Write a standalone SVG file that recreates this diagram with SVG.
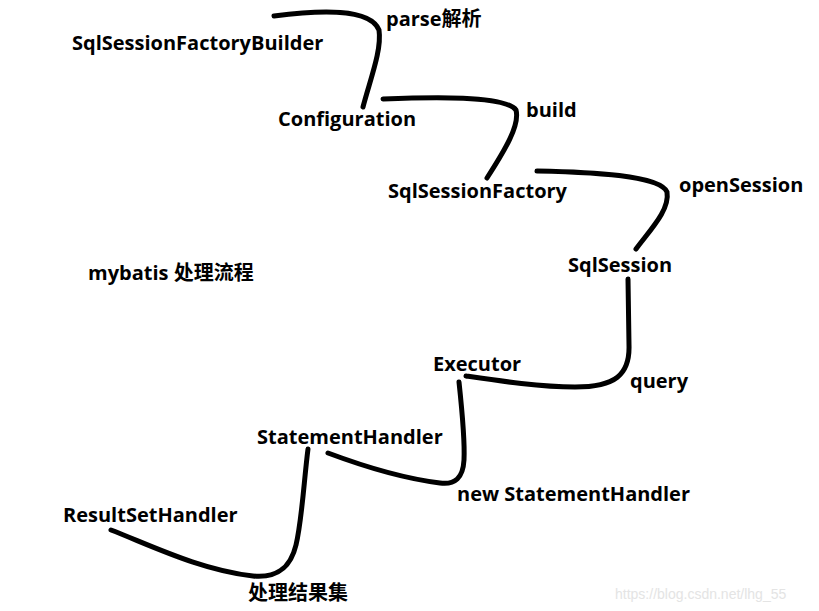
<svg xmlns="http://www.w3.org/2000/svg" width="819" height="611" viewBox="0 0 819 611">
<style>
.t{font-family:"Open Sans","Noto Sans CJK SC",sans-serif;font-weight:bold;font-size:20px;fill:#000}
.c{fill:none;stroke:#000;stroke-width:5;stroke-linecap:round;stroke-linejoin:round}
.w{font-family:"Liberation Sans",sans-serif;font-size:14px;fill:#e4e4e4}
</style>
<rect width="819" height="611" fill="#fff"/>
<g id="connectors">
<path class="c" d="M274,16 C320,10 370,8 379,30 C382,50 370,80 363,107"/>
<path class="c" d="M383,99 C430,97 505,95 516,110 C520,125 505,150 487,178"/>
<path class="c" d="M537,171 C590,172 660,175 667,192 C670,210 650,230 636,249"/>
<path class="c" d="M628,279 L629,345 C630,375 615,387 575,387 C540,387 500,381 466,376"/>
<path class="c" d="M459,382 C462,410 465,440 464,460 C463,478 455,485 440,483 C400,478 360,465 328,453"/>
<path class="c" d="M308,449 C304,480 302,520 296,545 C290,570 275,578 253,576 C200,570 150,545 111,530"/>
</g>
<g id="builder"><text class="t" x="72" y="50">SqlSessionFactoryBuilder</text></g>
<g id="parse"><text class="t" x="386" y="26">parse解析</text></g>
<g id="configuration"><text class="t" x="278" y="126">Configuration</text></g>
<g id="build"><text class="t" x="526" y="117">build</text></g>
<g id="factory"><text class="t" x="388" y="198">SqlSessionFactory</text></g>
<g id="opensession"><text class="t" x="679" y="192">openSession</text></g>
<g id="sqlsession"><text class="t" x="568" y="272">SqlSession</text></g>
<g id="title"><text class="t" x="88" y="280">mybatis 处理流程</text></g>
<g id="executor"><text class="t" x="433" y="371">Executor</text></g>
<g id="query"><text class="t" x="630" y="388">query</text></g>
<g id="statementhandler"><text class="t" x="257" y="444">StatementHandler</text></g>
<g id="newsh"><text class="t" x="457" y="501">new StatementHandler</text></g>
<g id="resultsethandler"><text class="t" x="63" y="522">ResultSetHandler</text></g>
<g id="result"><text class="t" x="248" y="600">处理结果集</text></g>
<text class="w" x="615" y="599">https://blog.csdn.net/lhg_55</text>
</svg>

:::

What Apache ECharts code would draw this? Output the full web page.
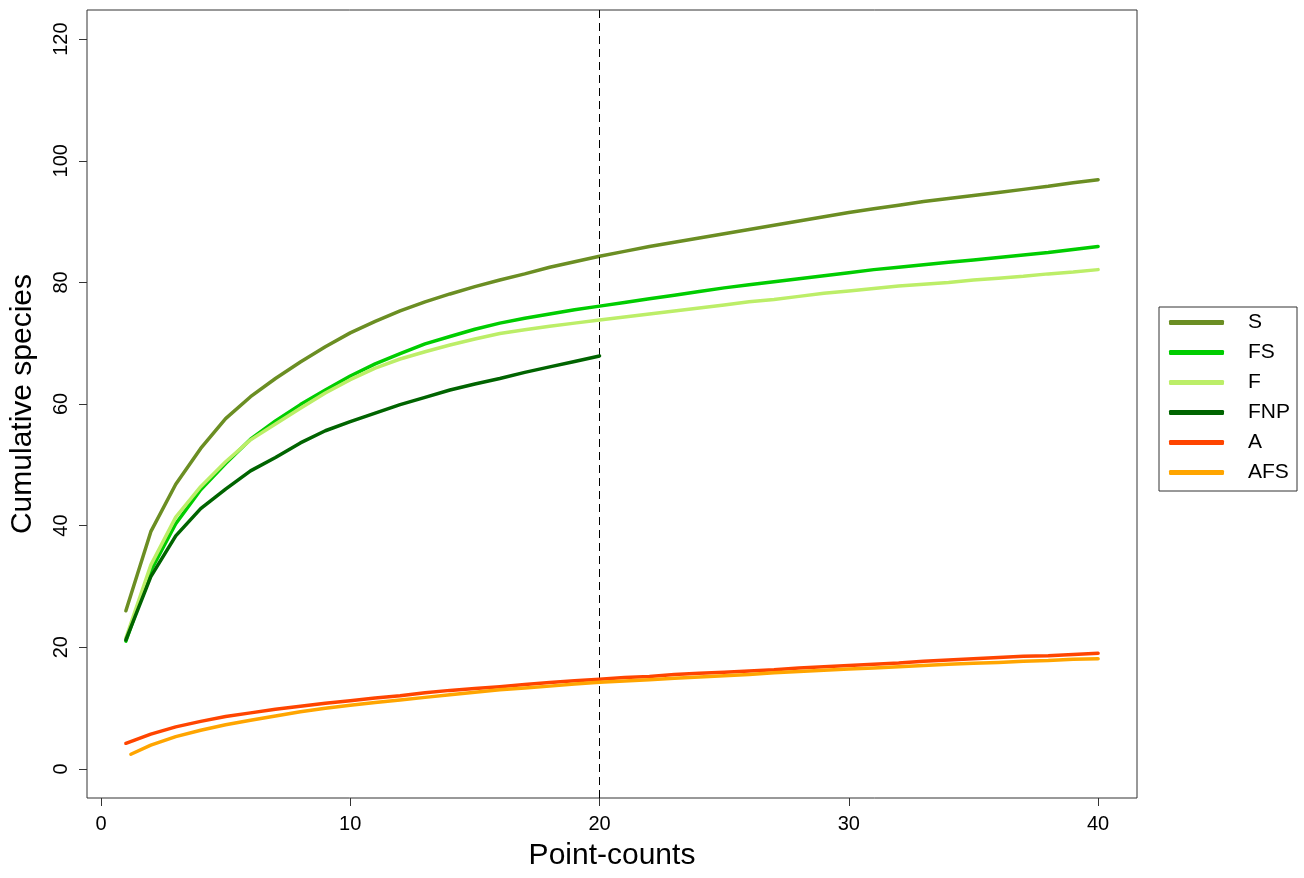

:::

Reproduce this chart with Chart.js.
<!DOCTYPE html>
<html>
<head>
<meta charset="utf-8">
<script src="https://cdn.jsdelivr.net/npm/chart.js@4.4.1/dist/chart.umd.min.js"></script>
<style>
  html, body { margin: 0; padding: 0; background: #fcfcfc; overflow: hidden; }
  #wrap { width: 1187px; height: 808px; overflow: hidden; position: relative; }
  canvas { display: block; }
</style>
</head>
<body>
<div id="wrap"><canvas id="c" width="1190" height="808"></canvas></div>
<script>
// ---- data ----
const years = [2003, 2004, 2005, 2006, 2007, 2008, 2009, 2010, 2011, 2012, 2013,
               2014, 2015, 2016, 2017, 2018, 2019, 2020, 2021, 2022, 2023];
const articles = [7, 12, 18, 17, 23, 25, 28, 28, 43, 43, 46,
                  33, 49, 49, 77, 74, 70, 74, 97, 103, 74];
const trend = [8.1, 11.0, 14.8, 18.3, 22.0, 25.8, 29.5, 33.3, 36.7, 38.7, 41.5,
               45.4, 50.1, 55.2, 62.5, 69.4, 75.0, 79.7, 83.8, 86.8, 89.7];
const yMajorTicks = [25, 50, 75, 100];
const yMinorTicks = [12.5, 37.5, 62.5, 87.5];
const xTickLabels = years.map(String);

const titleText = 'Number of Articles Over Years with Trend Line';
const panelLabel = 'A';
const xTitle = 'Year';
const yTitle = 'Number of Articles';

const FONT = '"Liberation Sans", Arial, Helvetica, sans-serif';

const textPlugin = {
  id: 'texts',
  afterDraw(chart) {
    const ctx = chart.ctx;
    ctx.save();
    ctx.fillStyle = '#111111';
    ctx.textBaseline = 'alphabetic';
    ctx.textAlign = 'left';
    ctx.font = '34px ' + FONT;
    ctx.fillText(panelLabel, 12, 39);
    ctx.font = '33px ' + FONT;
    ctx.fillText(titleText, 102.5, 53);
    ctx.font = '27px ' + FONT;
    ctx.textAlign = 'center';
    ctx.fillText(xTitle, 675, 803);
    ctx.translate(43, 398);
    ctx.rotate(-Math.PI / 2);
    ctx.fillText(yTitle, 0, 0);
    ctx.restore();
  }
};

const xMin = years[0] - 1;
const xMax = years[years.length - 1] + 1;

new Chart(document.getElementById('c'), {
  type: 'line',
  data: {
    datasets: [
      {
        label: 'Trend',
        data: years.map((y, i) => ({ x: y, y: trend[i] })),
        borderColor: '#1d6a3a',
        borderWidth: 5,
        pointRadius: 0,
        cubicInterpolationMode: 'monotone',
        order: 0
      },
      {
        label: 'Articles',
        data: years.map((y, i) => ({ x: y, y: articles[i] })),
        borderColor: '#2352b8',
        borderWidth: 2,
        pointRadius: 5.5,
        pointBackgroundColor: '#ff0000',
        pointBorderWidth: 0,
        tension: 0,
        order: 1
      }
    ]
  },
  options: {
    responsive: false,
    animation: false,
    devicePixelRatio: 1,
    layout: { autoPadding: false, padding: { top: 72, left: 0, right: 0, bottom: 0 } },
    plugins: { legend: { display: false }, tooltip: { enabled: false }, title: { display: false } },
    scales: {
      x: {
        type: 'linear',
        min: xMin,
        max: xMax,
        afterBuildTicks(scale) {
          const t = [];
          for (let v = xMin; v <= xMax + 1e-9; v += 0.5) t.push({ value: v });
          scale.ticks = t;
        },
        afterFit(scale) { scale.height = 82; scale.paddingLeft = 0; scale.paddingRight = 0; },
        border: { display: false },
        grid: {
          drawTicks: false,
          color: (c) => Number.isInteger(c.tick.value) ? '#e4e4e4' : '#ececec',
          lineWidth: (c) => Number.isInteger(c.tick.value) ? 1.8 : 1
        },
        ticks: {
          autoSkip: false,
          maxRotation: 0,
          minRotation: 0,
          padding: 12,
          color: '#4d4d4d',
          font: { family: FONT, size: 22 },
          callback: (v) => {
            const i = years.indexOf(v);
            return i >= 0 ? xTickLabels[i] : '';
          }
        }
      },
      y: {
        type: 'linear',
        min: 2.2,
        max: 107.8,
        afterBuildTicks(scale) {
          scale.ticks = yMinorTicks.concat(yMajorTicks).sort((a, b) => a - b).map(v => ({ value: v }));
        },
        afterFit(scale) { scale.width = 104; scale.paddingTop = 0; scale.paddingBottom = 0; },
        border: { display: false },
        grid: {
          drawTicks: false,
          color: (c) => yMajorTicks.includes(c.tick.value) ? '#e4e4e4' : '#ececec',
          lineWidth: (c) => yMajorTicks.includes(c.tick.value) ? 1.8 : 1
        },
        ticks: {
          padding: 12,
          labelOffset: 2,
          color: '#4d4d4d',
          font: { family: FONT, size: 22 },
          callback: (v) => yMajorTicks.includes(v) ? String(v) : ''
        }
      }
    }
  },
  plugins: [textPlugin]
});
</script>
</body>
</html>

:::

▸ DIRECTION
List the lines that contain the word "with".

▸ RESULT BELOW
Write a standalone SVG file that recreates this diagram with SVG.
Reproduce this chart with Chart.js.
const titleText = 'Number of Articles Over Years with Trend Line';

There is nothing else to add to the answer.